The Transition to GATT and NAFTA and International Capital
The presence of giant, foreign and internationally-owned companies has made it difficult for the government to stabilize the Canadian economy. This has continued into the twenty-first century with the establishment of the General Agreement on Tariffs and Trade (GATT) and the North American Trade Agreement (NAFTA).
Despite criticisms that have been heaped upon GATT and NAFTA, between 1993 and 1997, real trade between Canada and the U.S. increased by more than 50%. In this same period, Central Canadian exports to the Southwest and Rocky Mountain regions of the U.S. As well as Eastern Canadian exports to the Southeast of the America increased collectively by in excess of 110%. In contrast to this, real imports from Eastern Canada to the Great Lakes, Plains, and Southeast regions of the U.S. were actually far lower in 1997 than they were in 1993. Additionally real Canadian exports to the country of Mexico increased in excess of 46% over this period. Those from section of Western Canada rose in excess of 90%. Those from section of Eastern Canada rose by less than a paltry 1% (Wall, p. 1).
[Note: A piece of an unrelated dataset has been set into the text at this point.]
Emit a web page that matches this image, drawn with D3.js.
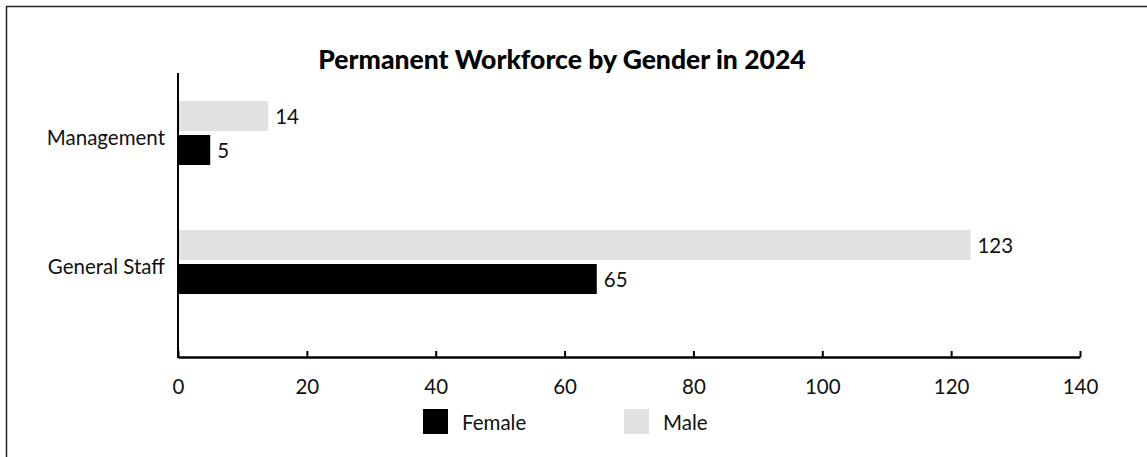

Canadian trade in the 1980s constituted about l6% of all U.S. exports and imports. Canadian shares rose considerably by 1985. They then stayed there in the following years. Then, in 1998, Canadian goods accounted for a huge 22.7% of U.S. exports as well as 18.8% of American imports. Thus, there was a noticeable increase in U.S. trade with Canada, although the rapid growth in share was concentrated in the early 1980s. From the Canadian vantage point, trade with Mexico was relatively unimportant prior to NAFTA, accounting for only around a half a percent of Canadian exports and 1.5% of Canadian imports. Canadian exports to Mexico almost doubled from 1990 to l998 and this share was relatively constant while Canadian imports from Mexico increased from around 1.2% in 1990 to about 2.5% by 1998. Thus without a doubt, free trade has been a success in Canada's favor as well as its American and Mexican counterparts and has increased the flow of FDI not only into Canada but has also spurred Canadian investments in the U.S. And Mexico as well (Krueger, p. 8).